- **TASK STATEMENT**
Reproduce exactly the lines from the line with "Convert this diagram to TikZ code." through the line with "height=57pt] (emp) at", both included, and no other lines.

|---|

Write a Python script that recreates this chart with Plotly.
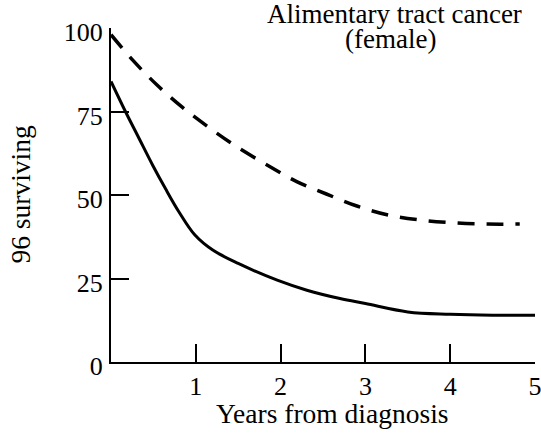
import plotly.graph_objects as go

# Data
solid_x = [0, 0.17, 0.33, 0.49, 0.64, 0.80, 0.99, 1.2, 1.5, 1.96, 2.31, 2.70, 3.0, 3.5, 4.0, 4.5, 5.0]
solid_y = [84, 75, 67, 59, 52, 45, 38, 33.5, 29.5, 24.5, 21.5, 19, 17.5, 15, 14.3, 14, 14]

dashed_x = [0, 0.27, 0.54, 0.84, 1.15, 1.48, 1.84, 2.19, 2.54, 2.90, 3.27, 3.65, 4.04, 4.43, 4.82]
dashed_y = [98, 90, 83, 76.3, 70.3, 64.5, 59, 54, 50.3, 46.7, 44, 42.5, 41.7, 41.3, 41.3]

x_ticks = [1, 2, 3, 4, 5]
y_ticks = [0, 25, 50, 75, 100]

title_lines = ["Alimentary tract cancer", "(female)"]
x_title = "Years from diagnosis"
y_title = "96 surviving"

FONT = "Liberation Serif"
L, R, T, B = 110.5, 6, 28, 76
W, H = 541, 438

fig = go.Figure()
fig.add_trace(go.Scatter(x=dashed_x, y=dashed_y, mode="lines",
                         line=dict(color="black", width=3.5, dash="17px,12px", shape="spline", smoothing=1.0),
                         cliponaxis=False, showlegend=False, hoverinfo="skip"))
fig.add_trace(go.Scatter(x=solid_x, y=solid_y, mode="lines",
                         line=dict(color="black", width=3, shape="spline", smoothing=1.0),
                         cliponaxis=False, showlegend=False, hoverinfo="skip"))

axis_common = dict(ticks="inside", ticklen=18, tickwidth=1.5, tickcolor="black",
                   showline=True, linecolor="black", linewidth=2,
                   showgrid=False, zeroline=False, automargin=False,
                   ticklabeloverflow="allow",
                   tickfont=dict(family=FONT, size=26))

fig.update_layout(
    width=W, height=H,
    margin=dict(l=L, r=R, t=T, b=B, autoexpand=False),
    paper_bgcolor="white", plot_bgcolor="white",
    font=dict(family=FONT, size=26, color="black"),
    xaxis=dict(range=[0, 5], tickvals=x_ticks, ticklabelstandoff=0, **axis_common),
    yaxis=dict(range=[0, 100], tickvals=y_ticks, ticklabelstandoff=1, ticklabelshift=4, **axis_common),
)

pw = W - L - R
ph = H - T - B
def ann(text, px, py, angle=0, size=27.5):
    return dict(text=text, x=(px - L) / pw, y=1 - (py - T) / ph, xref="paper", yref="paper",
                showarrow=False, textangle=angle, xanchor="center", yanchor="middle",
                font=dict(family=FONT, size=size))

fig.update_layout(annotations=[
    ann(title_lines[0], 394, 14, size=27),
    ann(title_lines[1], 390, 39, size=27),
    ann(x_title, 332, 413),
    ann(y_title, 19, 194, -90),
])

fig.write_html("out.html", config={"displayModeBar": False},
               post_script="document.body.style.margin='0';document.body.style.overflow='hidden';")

|---|

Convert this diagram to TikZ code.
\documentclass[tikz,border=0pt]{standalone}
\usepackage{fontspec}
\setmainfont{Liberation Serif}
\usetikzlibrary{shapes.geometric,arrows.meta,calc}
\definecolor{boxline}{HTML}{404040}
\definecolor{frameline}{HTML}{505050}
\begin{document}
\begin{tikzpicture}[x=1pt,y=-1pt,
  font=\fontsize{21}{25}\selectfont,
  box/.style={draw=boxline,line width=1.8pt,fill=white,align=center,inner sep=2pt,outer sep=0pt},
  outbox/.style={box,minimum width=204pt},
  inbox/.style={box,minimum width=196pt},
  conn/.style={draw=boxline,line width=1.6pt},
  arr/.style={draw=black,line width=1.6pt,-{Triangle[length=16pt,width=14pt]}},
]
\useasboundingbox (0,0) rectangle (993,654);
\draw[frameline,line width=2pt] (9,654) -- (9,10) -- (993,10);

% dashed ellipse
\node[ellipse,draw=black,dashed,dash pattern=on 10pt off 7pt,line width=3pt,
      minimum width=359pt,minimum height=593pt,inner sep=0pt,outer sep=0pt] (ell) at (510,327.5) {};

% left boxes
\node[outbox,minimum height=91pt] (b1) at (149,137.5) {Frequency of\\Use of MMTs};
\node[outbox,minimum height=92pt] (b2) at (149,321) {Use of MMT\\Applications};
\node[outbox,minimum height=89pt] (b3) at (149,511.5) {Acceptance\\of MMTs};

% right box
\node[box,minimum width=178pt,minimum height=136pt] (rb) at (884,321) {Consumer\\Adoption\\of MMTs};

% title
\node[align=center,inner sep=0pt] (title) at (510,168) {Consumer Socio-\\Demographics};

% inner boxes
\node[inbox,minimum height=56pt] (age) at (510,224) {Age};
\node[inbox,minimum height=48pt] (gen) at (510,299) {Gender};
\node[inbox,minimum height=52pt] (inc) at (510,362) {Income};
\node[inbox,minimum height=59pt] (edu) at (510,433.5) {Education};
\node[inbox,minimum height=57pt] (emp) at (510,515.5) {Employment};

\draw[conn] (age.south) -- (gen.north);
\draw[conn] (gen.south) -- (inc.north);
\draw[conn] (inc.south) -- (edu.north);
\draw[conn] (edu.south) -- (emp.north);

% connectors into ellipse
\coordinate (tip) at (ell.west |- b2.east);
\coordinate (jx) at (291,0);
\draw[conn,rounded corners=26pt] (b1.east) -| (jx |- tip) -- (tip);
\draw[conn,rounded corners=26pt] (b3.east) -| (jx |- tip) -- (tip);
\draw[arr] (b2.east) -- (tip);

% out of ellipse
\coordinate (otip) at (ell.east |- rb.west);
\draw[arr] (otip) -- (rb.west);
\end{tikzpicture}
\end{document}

|---|

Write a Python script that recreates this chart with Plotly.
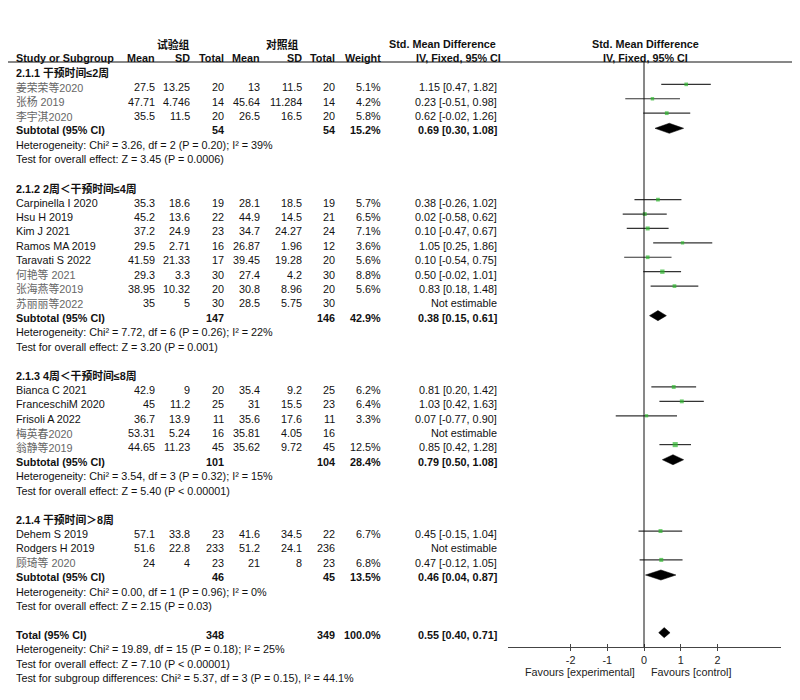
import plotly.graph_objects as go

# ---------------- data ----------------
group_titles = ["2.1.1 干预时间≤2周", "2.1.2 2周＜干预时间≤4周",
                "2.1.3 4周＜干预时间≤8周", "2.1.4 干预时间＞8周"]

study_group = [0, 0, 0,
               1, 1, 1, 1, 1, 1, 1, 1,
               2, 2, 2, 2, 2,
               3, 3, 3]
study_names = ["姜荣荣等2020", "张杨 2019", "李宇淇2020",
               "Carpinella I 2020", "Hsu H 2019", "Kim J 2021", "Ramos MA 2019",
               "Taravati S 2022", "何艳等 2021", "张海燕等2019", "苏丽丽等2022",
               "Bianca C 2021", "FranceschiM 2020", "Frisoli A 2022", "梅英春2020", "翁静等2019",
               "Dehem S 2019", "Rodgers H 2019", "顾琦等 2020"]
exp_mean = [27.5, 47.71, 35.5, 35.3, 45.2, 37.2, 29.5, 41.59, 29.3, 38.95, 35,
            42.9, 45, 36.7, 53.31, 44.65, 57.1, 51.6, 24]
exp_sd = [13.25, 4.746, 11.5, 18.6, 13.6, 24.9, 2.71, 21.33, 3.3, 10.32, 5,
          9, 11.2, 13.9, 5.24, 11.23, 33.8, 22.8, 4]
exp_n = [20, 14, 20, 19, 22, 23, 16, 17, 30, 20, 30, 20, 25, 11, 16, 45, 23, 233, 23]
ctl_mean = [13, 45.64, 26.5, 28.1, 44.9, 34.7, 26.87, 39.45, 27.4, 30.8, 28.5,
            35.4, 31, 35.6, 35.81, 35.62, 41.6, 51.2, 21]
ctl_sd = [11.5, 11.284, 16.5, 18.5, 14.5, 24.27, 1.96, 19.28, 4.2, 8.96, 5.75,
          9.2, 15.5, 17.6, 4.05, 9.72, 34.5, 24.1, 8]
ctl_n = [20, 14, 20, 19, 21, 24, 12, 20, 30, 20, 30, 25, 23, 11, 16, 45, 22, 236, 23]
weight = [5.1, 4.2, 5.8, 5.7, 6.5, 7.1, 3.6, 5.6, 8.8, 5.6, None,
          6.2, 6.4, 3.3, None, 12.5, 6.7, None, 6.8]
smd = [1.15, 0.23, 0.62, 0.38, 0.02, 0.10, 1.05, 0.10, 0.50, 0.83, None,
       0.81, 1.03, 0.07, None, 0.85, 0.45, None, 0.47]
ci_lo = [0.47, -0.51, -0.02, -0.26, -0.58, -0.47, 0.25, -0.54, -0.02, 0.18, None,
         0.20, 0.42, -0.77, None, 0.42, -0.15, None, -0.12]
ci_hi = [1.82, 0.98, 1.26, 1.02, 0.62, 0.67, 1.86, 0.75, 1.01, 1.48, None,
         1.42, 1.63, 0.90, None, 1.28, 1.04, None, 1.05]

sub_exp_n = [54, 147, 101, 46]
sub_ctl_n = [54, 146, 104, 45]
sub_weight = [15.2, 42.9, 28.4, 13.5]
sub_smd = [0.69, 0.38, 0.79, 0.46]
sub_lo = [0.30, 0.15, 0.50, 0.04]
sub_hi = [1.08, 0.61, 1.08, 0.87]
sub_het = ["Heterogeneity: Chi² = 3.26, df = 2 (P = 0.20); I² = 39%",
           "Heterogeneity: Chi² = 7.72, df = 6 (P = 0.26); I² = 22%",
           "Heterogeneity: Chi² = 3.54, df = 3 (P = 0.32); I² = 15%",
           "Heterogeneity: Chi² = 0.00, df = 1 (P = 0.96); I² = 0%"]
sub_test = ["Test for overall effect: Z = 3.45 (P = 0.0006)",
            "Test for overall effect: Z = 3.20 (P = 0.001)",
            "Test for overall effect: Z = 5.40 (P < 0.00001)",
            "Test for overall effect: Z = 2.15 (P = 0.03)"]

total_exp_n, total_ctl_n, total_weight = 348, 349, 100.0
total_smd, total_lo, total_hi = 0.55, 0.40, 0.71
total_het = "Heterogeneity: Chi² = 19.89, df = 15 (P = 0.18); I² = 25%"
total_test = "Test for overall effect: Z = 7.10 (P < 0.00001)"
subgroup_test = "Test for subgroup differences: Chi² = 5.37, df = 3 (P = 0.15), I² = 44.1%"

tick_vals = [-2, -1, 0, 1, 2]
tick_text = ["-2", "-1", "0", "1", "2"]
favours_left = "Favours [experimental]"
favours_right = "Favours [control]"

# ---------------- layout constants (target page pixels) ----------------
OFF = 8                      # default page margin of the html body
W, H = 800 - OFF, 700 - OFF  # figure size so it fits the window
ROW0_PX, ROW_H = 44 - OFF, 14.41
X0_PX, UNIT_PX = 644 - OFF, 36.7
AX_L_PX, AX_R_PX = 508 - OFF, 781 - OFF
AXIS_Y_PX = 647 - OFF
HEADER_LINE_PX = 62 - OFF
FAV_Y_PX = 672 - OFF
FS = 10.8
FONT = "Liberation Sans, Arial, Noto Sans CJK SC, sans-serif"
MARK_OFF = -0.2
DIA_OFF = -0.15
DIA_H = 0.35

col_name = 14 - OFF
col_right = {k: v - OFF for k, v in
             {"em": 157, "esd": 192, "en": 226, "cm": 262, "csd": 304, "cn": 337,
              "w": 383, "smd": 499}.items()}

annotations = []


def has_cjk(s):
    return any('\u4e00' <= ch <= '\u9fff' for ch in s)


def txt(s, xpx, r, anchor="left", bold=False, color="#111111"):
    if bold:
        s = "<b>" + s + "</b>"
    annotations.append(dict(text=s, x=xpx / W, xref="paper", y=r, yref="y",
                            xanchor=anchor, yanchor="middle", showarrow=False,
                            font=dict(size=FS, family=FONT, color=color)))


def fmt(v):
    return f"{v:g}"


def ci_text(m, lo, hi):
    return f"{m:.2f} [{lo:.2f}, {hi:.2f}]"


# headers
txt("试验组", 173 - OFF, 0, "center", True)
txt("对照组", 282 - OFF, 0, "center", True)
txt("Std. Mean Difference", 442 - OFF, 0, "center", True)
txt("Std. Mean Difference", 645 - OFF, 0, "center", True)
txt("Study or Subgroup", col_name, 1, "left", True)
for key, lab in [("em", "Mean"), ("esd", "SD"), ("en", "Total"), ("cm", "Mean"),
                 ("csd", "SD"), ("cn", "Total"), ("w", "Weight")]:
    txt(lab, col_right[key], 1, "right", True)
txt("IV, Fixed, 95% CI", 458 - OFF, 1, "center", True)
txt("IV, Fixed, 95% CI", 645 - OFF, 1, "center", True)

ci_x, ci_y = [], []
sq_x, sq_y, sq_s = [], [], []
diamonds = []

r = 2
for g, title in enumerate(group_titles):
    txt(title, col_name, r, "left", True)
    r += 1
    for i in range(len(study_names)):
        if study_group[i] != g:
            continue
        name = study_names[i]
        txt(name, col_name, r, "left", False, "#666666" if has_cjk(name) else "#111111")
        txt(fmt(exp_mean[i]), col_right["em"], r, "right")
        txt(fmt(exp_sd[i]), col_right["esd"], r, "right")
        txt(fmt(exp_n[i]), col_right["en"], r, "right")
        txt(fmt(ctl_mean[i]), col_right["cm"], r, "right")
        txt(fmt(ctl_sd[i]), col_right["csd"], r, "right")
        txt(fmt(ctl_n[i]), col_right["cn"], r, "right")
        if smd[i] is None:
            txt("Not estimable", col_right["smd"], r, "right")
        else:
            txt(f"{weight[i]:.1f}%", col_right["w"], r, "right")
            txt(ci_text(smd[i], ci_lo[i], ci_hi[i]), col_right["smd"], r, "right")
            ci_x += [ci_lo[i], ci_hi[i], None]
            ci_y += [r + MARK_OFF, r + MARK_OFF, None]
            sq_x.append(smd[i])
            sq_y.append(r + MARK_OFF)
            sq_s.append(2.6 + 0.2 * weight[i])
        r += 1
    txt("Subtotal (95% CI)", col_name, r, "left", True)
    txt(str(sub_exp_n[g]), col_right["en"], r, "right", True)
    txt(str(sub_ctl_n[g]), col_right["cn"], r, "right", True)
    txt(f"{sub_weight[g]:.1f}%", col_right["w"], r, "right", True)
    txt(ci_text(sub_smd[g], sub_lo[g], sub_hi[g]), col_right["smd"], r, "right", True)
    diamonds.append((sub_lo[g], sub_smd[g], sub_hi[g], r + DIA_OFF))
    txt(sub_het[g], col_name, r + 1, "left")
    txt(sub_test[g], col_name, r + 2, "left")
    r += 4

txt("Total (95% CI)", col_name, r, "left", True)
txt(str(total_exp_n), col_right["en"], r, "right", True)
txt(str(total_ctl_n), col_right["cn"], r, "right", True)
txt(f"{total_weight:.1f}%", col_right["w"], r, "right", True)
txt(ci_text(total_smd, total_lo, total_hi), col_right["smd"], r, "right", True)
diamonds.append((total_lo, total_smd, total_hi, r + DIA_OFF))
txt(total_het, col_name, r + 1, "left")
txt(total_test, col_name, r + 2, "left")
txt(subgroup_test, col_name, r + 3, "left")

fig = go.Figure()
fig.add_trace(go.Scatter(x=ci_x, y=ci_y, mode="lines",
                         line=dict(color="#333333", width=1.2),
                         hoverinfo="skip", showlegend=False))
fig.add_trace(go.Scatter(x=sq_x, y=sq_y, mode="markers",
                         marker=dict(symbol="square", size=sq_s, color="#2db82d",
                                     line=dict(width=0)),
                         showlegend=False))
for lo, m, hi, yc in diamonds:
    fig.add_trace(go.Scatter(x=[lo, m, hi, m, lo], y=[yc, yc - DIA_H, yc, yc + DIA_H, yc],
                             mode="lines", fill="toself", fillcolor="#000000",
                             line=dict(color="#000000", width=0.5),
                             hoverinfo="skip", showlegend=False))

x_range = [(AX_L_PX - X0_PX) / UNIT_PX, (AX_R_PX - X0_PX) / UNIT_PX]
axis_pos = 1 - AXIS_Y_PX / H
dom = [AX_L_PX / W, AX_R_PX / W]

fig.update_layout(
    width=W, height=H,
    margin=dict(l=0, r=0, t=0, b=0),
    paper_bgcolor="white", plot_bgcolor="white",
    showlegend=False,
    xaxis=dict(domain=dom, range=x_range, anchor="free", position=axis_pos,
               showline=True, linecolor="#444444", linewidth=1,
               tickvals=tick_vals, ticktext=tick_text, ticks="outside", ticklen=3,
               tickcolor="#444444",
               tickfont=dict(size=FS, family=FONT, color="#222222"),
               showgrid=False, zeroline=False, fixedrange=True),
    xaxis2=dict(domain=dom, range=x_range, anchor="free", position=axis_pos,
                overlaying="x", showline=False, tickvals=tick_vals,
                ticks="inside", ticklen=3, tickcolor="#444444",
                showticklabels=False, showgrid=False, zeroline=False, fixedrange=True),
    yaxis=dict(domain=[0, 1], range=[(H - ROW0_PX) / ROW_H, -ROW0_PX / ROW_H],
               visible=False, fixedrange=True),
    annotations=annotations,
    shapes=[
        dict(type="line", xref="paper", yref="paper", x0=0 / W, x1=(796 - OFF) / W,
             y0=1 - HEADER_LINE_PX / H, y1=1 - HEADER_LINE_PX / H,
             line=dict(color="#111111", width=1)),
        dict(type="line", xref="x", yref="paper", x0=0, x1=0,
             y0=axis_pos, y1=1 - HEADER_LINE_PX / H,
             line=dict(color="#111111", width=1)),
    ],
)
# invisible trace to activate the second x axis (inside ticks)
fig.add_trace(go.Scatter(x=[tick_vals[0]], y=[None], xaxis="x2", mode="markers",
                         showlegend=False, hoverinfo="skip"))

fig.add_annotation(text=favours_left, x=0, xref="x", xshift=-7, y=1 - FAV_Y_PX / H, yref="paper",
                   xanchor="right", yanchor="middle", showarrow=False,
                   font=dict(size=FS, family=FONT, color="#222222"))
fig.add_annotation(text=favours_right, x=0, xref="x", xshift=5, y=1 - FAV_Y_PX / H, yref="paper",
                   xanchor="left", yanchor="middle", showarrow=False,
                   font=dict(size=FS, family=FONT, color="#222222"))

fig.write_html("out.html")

|---|

- **THE ANSWER**
Convert this diagram to TikZ code.
\documentclass[tikz,border=0pt]{standalone}
\usepackage{fontspec}
\setmainfont{Liberation Serif}
\usetikzlibrary{shapes.geometric,arrows.meta,calc}
\definecolor{boxline}{HTML}{404040}
\definecolor{frameline}{HTML}{505050}
\begin{document}
\begin{tikzpicture}[x=1pt,y=-1pt,
  font=\fontsize{21}{25}\selectfont,
  box/.style={draw=boxline,line width=1.8pt,fill=white,align=center,inner sep=2pt,outer sep=0pt},
  outbox/.style={box,minimum width=204pt},
  inbox/.style={box,minimum width=196pt},
  conn/.style={draw=boxline,line width=1.6pt},
  arr/.style={draw=black,line width=1.6pt,-{Triangle[length=16pt,width=14pt]}},
]
\useasboundingbox (0,0) rectangle (993,654);
\draw[frameline,line width=2pt] (9,654) -- (9,10) -- (993,10);

% dashed ellipse
\node[ellipse,draw=black,dashed,dash pattern=on 10pt off 7pt,line width=3pt,
      minimum width=359pt,minimum height=593pt,inner sep=0pt,outer sep=0pt] (ell) at (510,327.5) {};

% left boxes
\node[outbox,minimum height=91pt] (b1) at (149,137.5) {Frequency of\\Use of MMTs};
\node[outbox,minimum height=92pt] (b2) at (149,321) {Use of MMT\\Applications};
\node[outbox,minimum height=89pt] (b3) at (149,511.5) {Acceptance\\of MMTs};

% right box
\node[box,minimum width=178pt,minimum height=136pt] (rb) at (884,321) {Consumer\\Adoption\\of MMTs};

% title
\node[align=center,inner sep=0pt] (title) at (510,168) {Consumer Socio-\\Demographics};

% inner boxes
\node[inbox,minimum height=56pt] (age) at (510,224) {Age};
\node[inbox,minimum height=48pt] (gen) at (510,299) {Gender};
\node[inbox,minimum height=52pt] (inc) at (510,362) {Income};
\node[inbox,minimum height=59pt] (edu) at (510,433.5) {Education};
\node[inbox,minimum height=57pt] (emp) at (510,515.5) {Employment};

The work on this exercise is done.